Его отец умер, когда, несмотря на то, что ему уже стукнуло семьдесят, пытался завербоваться в поход против турок, записав в поход и своего сына. У него не оставалось ничего. Он оставил сыну только шпагу и кинжал. Камилло все считали "взбалмошным, распущенным и странным", что на языке той эпохи значило аморальным и неукротимым, однако не без проблесков великодушия.
В течение нескольких лет, за вычетом некоторого не вполне обычного перерыва, о котором речь далее, он вел жизнь наемного солдата, рискуя жизнью в сражениях и схватках, чтобы потом спустить в игре заработанные таким образом деньги.
Переходя из одной роты в другую, он и как солдат опускался все ниже, нанимаясь в отряды, пользовавшиеся самой дурной славой.
В 1574 году он чудом спасся после кораблекрушения и, высадившись на берег в Неаполе, стал играть с таким азартом, что проиграл буквально все: деньги, шпагу, аркебузу, порох, накидку.
Он стал бродяжничать, как бездомный пес, без цели, сознавая свое унижение, воруя, прося милостыню перед церквями "с великим стыдом". В конце концов он нанялся помогать в строительстве монастыря для капуцинов: он водил двух ослов, груженых камнями, известью и водой для каменщиков.
Все его существо с такой силой противилось труду, что он кусал себе руки от злости и, как сам он признавался позднее, боролся с искушением прирезать ослов и убежать.
Но близость к капуцинам, которые только что получили новый устав и были исполнены рвения, не прошла для него даром.
Уже раньше, когда во время сражения его охватывал ужас, он давал что-то вроде обета, который сразу же старался забыть, — обет стать монахом.
Шел 1575 год. Во время путешествия в монастырь св.

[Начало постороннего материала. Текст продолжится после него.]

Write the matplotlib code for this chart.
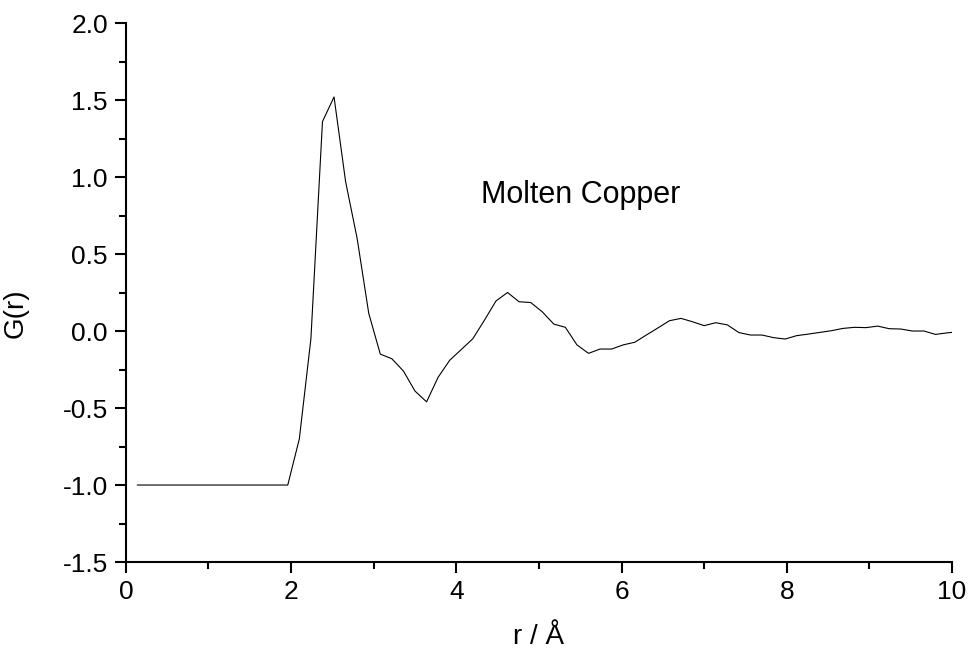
import matplotlib
matplotlib.use('Agg')
import matplotlib.pyplot as plt
from matplotlib.ticker import MultipleLocator, FormatStrFormatter

# radial distance r (Angstrom) and pair distribution G(r) for molten copper
r = [0.14, 0.28, 0.42, 0.56, 0.70, 0.84, 0.98, 1.12, 1.26, 1.40,
     1.54, 1.68, 1.82, 1.96, 2.10, 2.24, 2.38, 2.52, 2.66, 2.80,
     2.94, 3.08, 3.22, 3.36, 3.50, 3.64, 3.78, 3.92, 4.06, 4.20,
     4.34, 4.48, 4.62, 4.76, 4.90, 5.04, 5.18, 5.32, 5.46, 5.60,
     5.74, 5.88, 6.02, 6.16, 6.30, 6.44, 6.58, 6.72, 6.86, 7.00,
     7.14, 7.28, 7.42, 7.56, 7.70, 7.84, 7.98, 8.12, 8.26, 8.40,
     8.54, 8.68, 8.82, 8.96, 9.10, 9.24, 9.38, 9.52, 9.66, 9.80,
     9.94, 10.08]
g = [-1.0, -1.0, -1.0, -1.0, -1.0, -1.0, -1.0, -1.0, -1.0, -1.0,
     -1.0, -1.0, -1.0, -1.0, -0.70, -0.05, 1.36, 1.52, 0.97, 0.60,
     0.115, -0.15, -0.18, -0.26, -0.39, -0.46, -0.30, -0.19, -0.12, -0.05,
     0.07, 0.195, 0.25, 0.19, 0.185, 0.125, 0.045, 0.024, -0.09, -0.145,
     -0.117, -0.117, -0.09, -0.073, -0.026, 0.02, 0.067, 0.082, 0.06, 0.035,
     0.054, 0.04, -0.01, -0.026, -0.026, -0.043, -0.052, -0.03, -0.02, -0.009,
     0.002, 0.017, 0.024, 0.022, 0.032, 0.015, 0.013, 0.0, 0.0, -0.022,
     -0.012, -0.005]

plt.rcParams['font.family'] = ['Liberation Sans', 'DejaVu Sans']

fig = plt.figure(figsize=(9.68, 6.52), dpi=100)
ax = fig.add_axes([0.130, 0.138, 0.8535, 0.8267])

ax.plot(r, g, color='black', linewidth=0.8)

ax.set_xlim(0, 10)
ax.set_ylim(-1.5, 2.0)
ax.xaxis.set_major_locator(MultipleLocator(2))
ax.xaxis.set_minor_locator(MultipleLocator(1))
ax.yaxis.set_major_locator(MultipleLocator(0.5))
ax.yaxis.set_minor_locator(MultipleLocator(0.25))
ax.yaxis.set_major_formatter(FormatStrFormatter('%.1f'))

# only left and bottom axis lines
for side in ['top', 'right']:
    ax.spines[side].set_visible(False)
for side in ['left', 'bottom']:
    ax.spines[side].set_linewidth(1.5)

ax.tick_params(which='major', direction='out', length=8, width=1.5,
               labelsize=19, pad=5)
ax.tick_params(which='minor', direction='out', length=5, width=1.5)

ax.set_xlabel('r / Å', fontsize=20)
ax.set_ylabel('G(r)', fontsize=20)
ax.xaxis.set_label_coords(0.50, -0.115)
ax.yaxis.set_label_coords(-0.118, 0.462)

ax.text(4.30, 0.88, 'Molten Copper', fontsize=22, va='center', ha='left')

fig.savefig('out.png', dpi=100)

Иоанна Ротондоон встретил монаха, который отвел его в сторону и сказал ему: "Бог — это все. Все остальное ничто. Нужно спасать бессмертную душу…". Во время обратного пути по извилистым дорогам Гаргано Камилло размышлял об этих словах.
Вдруг он соскочил с седла и, бросившись на землю, зарыдал: "Господи, я согрешил. Прости меня, великого грешника! Меня, несчастного, столько лет не знавшего и не любившего Тебя. Господи, даруй мне время, чтобы долго оплакивать мои грехи".
Он попросил принять его в монастырь, но дважды его удаляли из монастыря по причине, связанной с тем эпизодом, рассказ о котором мы пока откладывали. Уже во время его военных приключений с отцом на ноге Камилло открылась рана, которая останется неизлечимой на протяжении всей его жизни и с течением времени будет становиться все ужасней. Врач, который осматривал его в Генуе, скажет впоследствии, что это была "огромная, зловонная, рыхлая и глубокая яма".
Сегодня некоторые думают, что это была страшная болезнь того времени — врожденный или приобретенный сифилис, причиной которого были либо его собственные пороки, либо пороки его отца. Однако большая часть его биографов отвергает это предположение и говорит только о дистрофических язвах.
Как бы то ни было, Камилло принадлежал к категории неизлечимо больных. Он уже лежал в течение некоторого времени в римской больнице св. Иакова, где лечили самые страшные болезни, и даже помогал там ухаживать за другими больными.
Его пришлось выгнать из госпиталя, прежде всего потому, что "мозг его был тяжело болен": Камилло был задирой, наглецом, был неопрятен и все время стремился удовлетворить свою страсть к игре.
Он даже спускался по ночам через окно, чтобы найти лодочников и носильщиков, с которыми мог бы проводить время за игрой до зари.
Второй раз он вернулся в больницу уже как послушник-капуцин. Поведение его было совсем иным, исполненным сострадания, но сдержанным.
Камилло думал прежде всего о своем монастыре. Наконец-то он смог туда вернуться, но рана снова загноилась.
Капуцины решили удалить его из монастыря окончательно. И Камилло вернулся в больницу, к которой рана как будто приковала его.
Стоит вспомнить, каковы были больницы того времени, помня при этом о том, что римские были лучшими в мире.
В больницу для неизлечимо больных поступали больные самыми отвратительными болезнями, отбросы общества, иногда страшные на вид, которых часто просто бросали у дверей больницы.
Обычно там было около семидесяти коек, но каждый второй год их становилось пятьсот, когда врачи назначали радикальное лечение (лечение древесной водой, очень дорогое и знаменитое в те времена). Это лечение применялось прежде всего при сифилисе, но также и в случае, если человеку хотелось просто укрепить здоровье. К нему прибег Торквато Тассо, чтобы избавиться от "меланхолического расположения духа", и Альд Мануций, чтобы вылечить болезнь глаз. Курс лечения длился сорок дней.